Don't have much to add, but +1 to using the implicit modularity of fixed-size (and known size; use inttypes!) unsigneds.

Put another way, it's fixed point 0.16 (or whatever), fractional cycles.

Most anything you would do with degrees, can be done in any other unit. sin/cos implementations can be adjusted, it's just a matter of changing coefficients and bit shifts, etc.

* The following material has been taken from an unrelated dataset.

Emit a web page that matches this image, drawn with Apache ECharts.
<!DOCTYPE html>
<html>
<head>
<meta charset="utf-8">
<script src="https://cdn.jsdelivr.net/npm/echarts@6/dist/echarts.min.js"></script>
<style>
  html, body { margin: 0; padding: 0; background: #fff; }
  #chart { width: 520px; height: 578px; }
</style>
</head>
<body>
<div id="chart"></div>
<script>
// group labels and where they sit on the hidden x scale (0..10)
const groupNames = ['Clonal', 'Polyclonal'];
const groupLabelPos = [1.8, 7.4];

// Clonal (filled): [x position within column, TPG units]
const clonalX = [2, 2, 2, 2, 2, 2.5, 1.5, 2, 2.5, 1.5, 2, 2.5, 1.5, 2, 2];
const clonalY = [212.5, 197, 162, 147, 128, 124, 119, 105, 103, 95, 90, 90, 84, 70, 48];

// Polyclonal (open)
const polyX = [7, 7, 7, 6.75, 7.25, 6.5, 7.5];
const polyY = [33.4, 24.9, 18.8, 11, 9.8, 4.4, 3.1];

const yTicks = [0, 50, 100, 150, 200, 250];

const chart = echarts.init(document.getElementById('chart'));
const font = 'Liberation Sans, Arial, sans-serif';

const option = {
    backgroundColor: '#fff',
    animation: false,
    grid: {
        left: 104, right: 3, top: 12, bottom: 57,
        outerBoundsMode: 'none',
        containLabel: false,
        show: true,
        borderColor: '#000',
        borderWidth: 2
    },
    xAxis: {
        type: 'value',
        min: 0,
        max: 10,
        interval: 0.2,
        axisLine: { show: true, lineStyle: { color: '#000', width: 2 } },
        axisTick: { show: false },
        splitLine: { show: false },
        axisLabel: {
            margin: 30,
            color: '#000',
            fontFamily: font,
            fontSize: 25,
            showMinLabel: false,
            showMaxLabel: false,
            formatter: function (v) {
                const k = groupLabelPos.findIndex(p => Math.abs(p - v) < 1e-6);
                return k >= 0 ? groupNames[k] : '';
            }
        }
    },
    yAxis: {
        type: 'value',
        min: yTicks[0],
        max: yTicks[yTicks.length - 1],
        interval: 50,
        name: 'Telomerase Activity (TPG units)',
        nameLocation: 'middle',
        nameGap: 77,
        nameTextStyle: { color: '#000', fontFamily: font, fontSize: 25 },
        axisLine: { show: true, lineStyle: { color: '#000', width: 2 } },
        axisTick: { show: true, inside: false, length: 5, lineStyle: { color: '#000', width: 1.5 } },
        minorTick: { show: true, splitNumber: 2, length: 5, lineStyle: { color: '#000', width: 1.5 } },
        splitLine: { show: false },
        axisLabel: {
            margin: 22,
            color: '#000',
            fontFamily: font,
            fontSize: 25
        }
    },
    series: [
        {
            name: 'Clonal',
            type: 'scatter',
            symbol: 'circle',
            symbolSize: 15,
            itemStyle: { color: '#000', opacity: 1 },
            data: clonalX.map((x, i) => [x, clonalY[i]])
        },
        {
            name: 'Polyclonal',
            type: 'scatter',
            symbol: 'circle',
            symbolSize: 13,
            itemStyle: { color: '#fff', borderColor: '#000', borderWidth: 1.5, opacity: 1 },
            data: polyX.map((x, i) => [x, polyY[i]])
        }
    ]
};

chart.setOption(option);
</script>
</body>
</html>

There's also a... maybe more esoteric route? Which, I've thought about here and there, but which probably isn't worthwhile for most applications. In any case, consider the argument of a complex number, which we store as a tuple z = [a, b], which might be char, int, whatever. If |z| is normalized, we can simply multiply it by any other (complex) number to change the angle -- the basis of the CORDIC algorithm for example. We trivially extend it into a direction vector, if we're doing something spacial or geometrical -- this can be useful in video games, and I used such a scheme for a raycaster (WOLF3D style) engine way back when* -- but the fact that you're handling ~double the information, that normalization is awkward, etc., means it probably isn't going to be your first pick when you just need an angle.

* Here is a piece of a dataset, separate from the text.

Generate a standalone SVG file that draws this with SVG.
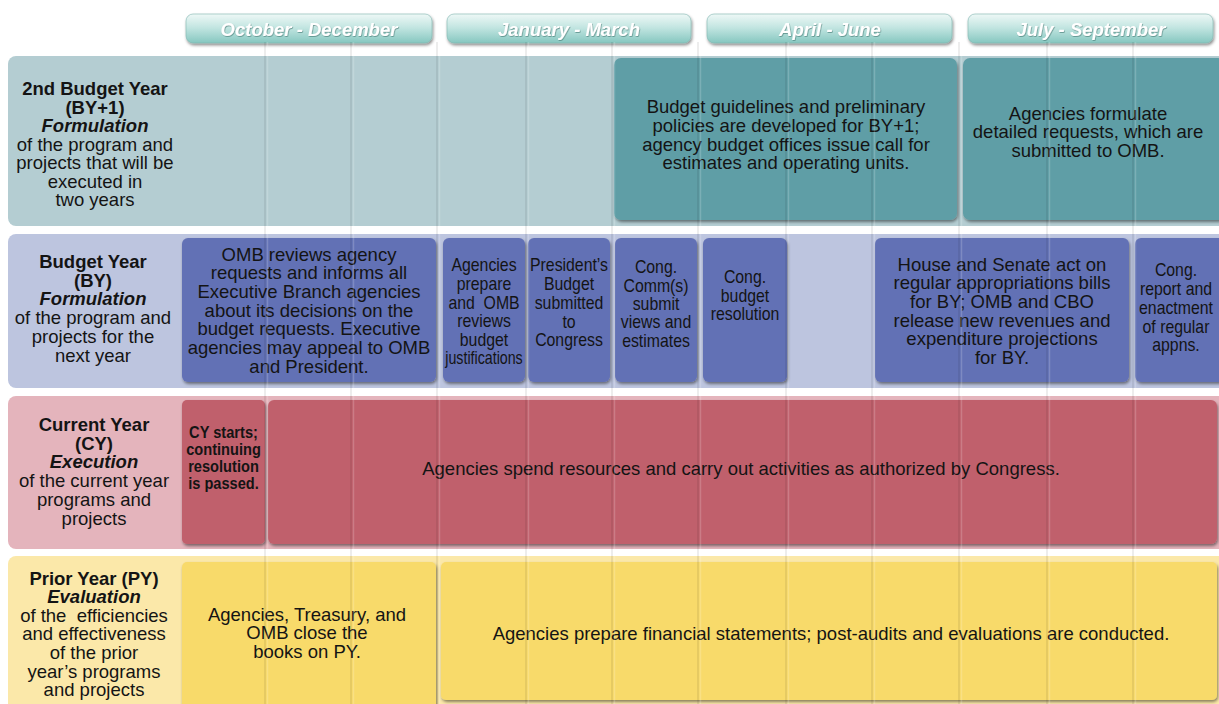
<svg xmlns="http://www.w3.org/2000/svg" width="1219" height="704" viewBox="0 0 1219 704">
<defs>
<linearGradient id="tabGrad" x1="0" y1="0" x2="0" y2="1">
<stop offset="0" stop-color="#eef8f6"/>
<stop offset="0.45" stop-color="#c4e6e2"/>
<stop offset="1" stop-color="#86c7c0"/>
</linearGradient>
<filter id="shadow" x="-10%" y="-10%" width="130%" height="130%">
<feDropShadow dx="1" dy="2" stdDeviation="1.8" flood-color="#000" flood-opacity="0.45"/>
</filter>
<filter id="tshadow" x="-5%" y="-20%" width="110%" height="150%">
<feDropShadow dx="0.6" dy="0.8" stdDeviation="0.6" flood-color="#3a6f6a" flood-opacity="0.7"/>
</filter>
</defs>
<style>
text { font-family: "Liberation Sans", Arial, sans-serif; fill: #141414; text-anchor: middle; }
.lab { font-size: 18.5px; }
.b { font-weight: bold; }
.bi { font-weight: bold; font-style: italic; }
.box { font-size: 18.5px; }
.nar { font-size: 18px; }
.cy { font-size: 17px; font-weight: bold; }
.tab { fill: url(#tabGrad); stroke: #7fb5b0; stroke-width: 0.6; filter: url(#shadow); }
.tabt { font-size: 18.5px; font-weight: bold; font-style: italic; fill: #ffffff; filter: url(#tshadow); }
.bg1 { fill: #b4cdd2; }
.bg2 { fill: #bdc5df; }
.bg3 { fill: #e4b4bc; }
.bg4 { fill: #fbe8a9; }
.k1 { fill: #5f9ea6; filter: url(#shadow); }
.k2 { fill: #6271b5; filter: url(#shadow); }
.k3 { fill: #c0606c; filter: url(#shadow); }
.k4 { fill: #f8da6b; filter: url(#shadow); }
.grid line { stroke: #000; stroke-opacity: 0.07; stroke-width: 2; }
.gridh line { stroke: #fff; stroke-opacity: 0.18; stroke-width: 1.5; }
</style>
<rect x="0" y="0" width="1219" height="704" fill="#ffffff"/>

<!-- column headers -->
<g id="header-oct-dec">
<rect class="tab" x="186" y="14" width="246" height="29" rx="7"/>
<text class="tabt" x="309" y="35.5">October - December</text>
</g>
<g id="header-jan-mar">
<rect class="tab" x="447" y="14" width="244" height="29" rx="7"/>
<text class="tabt" x="569" y="35.5">January - March</text>
</g>
<g id="header-apr-jun">
<rect class="tab" x="707" y="14" width="245" height="29" rx="7"/>
<text class="tabt" x="830" y="35.5">April - June</text>
</g>
<g id="header-jul-sep">
<rect class="tab" x="968" y="14" width="245" height="29" rx="7"/>
<text class="tabt" x="1091" y="35.5">July - September</text>
</g>

<!-- row backgrounds / labels -->
<g id="row-by1-label">
<rect class="bg1" x="8" y="56" width="1220" height="170" rx="8"/>
<text class="lab b" x="95" y="95">2nd Budget Year</text>
<text class="lab b" x="95" y="113.5">(BY+1)</text>
<text class="lab bi" x="95" y="132">Formulation</text>
<text class="lab" x="95" y="150.5">of the program and</text>
<text class="lab" x="95" y="169">projects that will be</text>
<text class="lab" x="95" y="187.5">executed in</text>
<text class="lab" x="95" y="206">two years</text>
</g>
<g id="row-by-label">
<rect class="bg2" x="8" y="234" width="1220" height="154" rx="8"/>
<text class="lab b" x="93" y="268">Budget Year</text>
<text class="lab b" x="93" y="286.7">(BY)</text>
<text class="lab bi" x="93" y="305.4">Formulation</text>
<text class="lab" x="93" y="324.1">of the program and</text>
<text class="lab" x="93" y="342.8">projects for the</text>
<text class="lab" x="93" y="361.5">next year</text>
</g>
<g id="row-cy-label">
<rect class="bg3" x="8" y="396" width="1220" height="153" rx="8"/>
<text class="lab b" x="94" y="431">Current Year</text>
<text class="lab b" x="94" y="449.7">(CY)</text>
<text class="lab bi" x="94" y="468.4">Execution</text>
<text class="lab" x="94" y="487.1">of the current year</text>
<text class="lab" x="94" y="505.8">programs and</text>
<text class="lab" x="94" y="524.5">projects</text>
</g>
<g id="row-py-label">
<rect class="bg4" x="8" y="556" width="1220" height="160" rx="8"/>
<text class="lab b" x="94" y="584.5">Prior Year (PY)</text>
<text class="lab bi" x="94" y="603.1">Evaluation</text>
<text class="lab" x="94" y="621.7" style="white-space:pre">of the  efficiencies</text>
<text class="lab" x="94" y="640.3">and effectiveness</text>
<text class="lab" x="94" y="658.9">of the prior</text>
<text class="lab" x="94" y="677.5">year’s programs</text>
<text class="lab" x="94" y="696.1">and projects</text>
</g>

<!-- BY+1 boxes -->
<g id="by1-guidelines">
<rect class="k1" x="614" y="58" width="343" height="162" rx="7"/>
<text class="box" x="786" y="113">Budget guidelines and preliminary</text>
<text class="box" x="786" y="131.8">policies are developed for BY+1;</text>
<text class="box" x="786" y="150.6">agency budget offices issue call for</text>
<text class="box" x="786" y="169.4">estimates and operating units.</text>
</g>
<g id="by1-formulate">
<rect class="k1" x="963" y="58" width="262" height="162" rx="7"/>
<text class="box" x="1088" y="119.5">Agencies formulate</text>
<text class="box" x="1088" y="138.3">detailed requests, which are</text>
<text class="box" x="1088" y="157.1">submitted to OMB.</text>
</g>

<!-- BY boxes -->
<g id="by-omb-reviews">
<rect class="k2" x="182" y="238" width="254" height="144" rx="6"/>
<text class="box" x="309" y="260.5">OMB reviews agency</text>
<text class="box" x="309" y="279.2">requests and informs all</text>
<text class="box" x="309" y="297.9">Executive Branch agencies</text>
<text class="box" x="309" y="316.6">about its decisions on the</text>
<text class="box" x="309" y="335.3">budget requests. Executive</text>
<text class="box" x="309" y="354">agencies may appeal to OMB</text>
<text class="box" x="309" y="372.7">and President.</text>
</g>
<g id="by-agencies-prepare">
<rect class="k2" x="443" y="238" width="82" height="144" rx="6"/>
<g transform="translate(484,0) scale(0.88,1)">
<text class="nar" x="0" y="271.5">Agencies</text>
<text class="nar" x="0" y="290.1">prepare</text>
<text class="nar" x="0" y="308.7" style="white-space:pre">and  OMB</text>
<text class="nar" x="0" y="327.3">reviews</text>
<text class="nar" x="0" y="345.9">budget</text>
<text class="nar" x="0" y="364.5" textLength="88" lengthAdjust="spacingAndGlyphs">justifications</text>
</g>
</g>
<g id="by-presidents-budget">
<rect class="k2" x="528" y="238" width="82" height="144" rx="6"/>
<g transform="translate(569,0) scale(0.88,1)">
<text class="nar" x="0" y="271.5">President’s</text>
<text class="nar" x="0" y="290.2">Budget</text>
<text class="nar" x="0" y="308.9">submitted</text>
<text class="nar" x="0" y="327.6">to</text>
<text class="nar" x="0" y="346.3">Congress</text>
</g>
</g>
<g id="by-cong-comms">
<rect class="k2" x="615" y="238" width="82" height="144" rx="6"/>
<g transform="translate(656,0) scale(0.88,1)">
<text class="nar" x="0" y="273.5">Cong.</text>
<text class="nar" x="0" y="291.8">Comm(s)</text>
<text class="nar" x="0" y="310.1">submit</text>
<text class="nar" x="0" y="328.4">views and</text>
<text class="nar" x="0" y="346.7">estimates</text>
</g>
</g>
<g id="by-cong-budget-resolution">
<rect class="k2" x="703" y="238" width="84" height="144" rx="6"/>
<g transform="translate(745,0) scale(0.88,1)">
<text class="nar" x="0" y="283.5">Cong.</text>
<text class="nar" x="0" y="302">budget</text>
<text class="nar" x="0" y="320.5">resolution</text>
</g>
</g>
<g id="by-house-senate">
<rect class="k2" x="875" y="238" width="254" height="144" rx="6"/>
<text class="box" x="1002" y="270.5">House and Senate act on</text>
<text class="box" x="1002" y="289.2">regular appropriations bills</text>
<text class="box" x="1002" y="307.9">for BY; OMB and CBO</text>
<text class="box" x="1002" y="326.6">release new revenues and</text>
<text class="box" x="1002" y="345.3">expenditure projections</text>
<text class="box" x="1002" y="364">for BY.</text>
</g>
<g id="by-cong-report">
<rect class="k2" x="1135" y="238" width="90" height="144" rx="6"/>
<g transform="translate(1176,0) scale(0.88,1)">
<text class="nar" x="0" y="276.5">Cong.</text>
<text class="nar" x="0" y="295.2">report and</text>
<text class="nar" x="0" y="313.9">enactment</text>
<text class="nar" x="0" y="332.6">of regular</text>
<text class="nar" x="0" y="351.3">appns.</text>
</g>
</g>

<!-- CY boxes -->
<g id="cy-starts">
<rect class="k3" x="182" y="400" width="83" height="144" rx="5"/>
<g transform="translate(223.5,0) scale(0.86,1)">
<text class="cy" x="0" y="438">CY starts;</text>
<text class="cy" x="0" y="455">continuing</text>
<text class="cy" x="0" y="472">resolution</text>
<text class="cy" x="0" y="489">is passed.</text>
</g>
</g>
<g id="cy-spend">
<rect class="k3" x="268" y="400" width="949" height="144" rx="6"/>
<text class="box" x="741" y="474.5">Agencies spend resources and carry out activities as authorized by Congress.</text>
</g>

<!-- PY boxes -->
<g id="py-close-books">
<rect class="k4" x="182" y="562" width="254" height="150" rx="5"/>
<text class="box" x="307" y="620.5">Agencies, Treasury, and</text>
<text class="box" x="307" y="639">OMB close the</text>
<text class="box" x="307" y="657.5">books on PY.</text>
</g>
<g id="py-statements">
<rect class="k4" x="441" y="562" width="776" height="138" rx="5"/>
<text class="box" x="831" y="639.5">Agencies prepare financial statements; post-audits and evaluations are conducted.</text>
</g>

<!-- month grid lines -->
<g class="grid">
<line x1="265" y1="42" x2="265" y2="704"/>
<line x1="351" y1="42" x2="351" y2="704"/>
<line x1="437" y1="42" x2="437" y2="704"/>
<line x1="526" y1="42" x2="526" y2="704"/>
<line x1="612" y1="42" x2="612" y2="704"/>
<line x1="698" y1="42" x2="698" y2="704"/>
<line x1="786" y1="42" x2="786" y2="704"/>
<line x1="872" y1="42" x2="872" y2="704"/>
<line x1="959" y1="42" x2="959" y2="704"/>
<line x1="1047" y1="42" x2="1047" y2="704"/>
<line x1="1133" y1="42" x2="1133" y2="704"/>
</g>
<g class="gridh">
<line x1="267.5" y1="42" x2="267.5" y2="704"/>
<line x1="353.5" y1="42" x2="353.5" y2="704"/>
<line x1="439.5" y1="42" x2="439.5" y2="704"/>
<line x1="528.5" y1="42" x2="528.5" y2="704"/>
<line x1="614.5" y1="42" x2="614.5" y2="704"/>
<line x1="700.5" y1="42" x2="700.5" y2="704"/>
<line x1="788.5" y1="42" x2="788.5" y2="704"/>
<line x1="874.5" y1="42" x2="874.5" y2="704"/>
<line x1="961.5" y1="42" x2="961.5" y2="704"/>
<line x1="1049.5" y1="42" x2="1049.5" y2="704"/>
<line x1="1135.5" y1="42" x2="1135.5" y2="704"/>
</g>
<g id="connectors"/>
</svg>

*The maybe most interesting part here is, the screen vector is automatically scaled for perspective correction -- that is, the vectors cast from camera origin to view plane (well, line), automatically scale the rays cast to walls, giving perspective-correct lengths returned from the "cast" function. I've seen tons of trig corrections (both preparing the vectors, and correcting the ray lengths), and hackery around singularities (axis aligned vectors), in others' implementations of raycasters, so I felt pretty proud of the general, direction-invariant solution I came up with.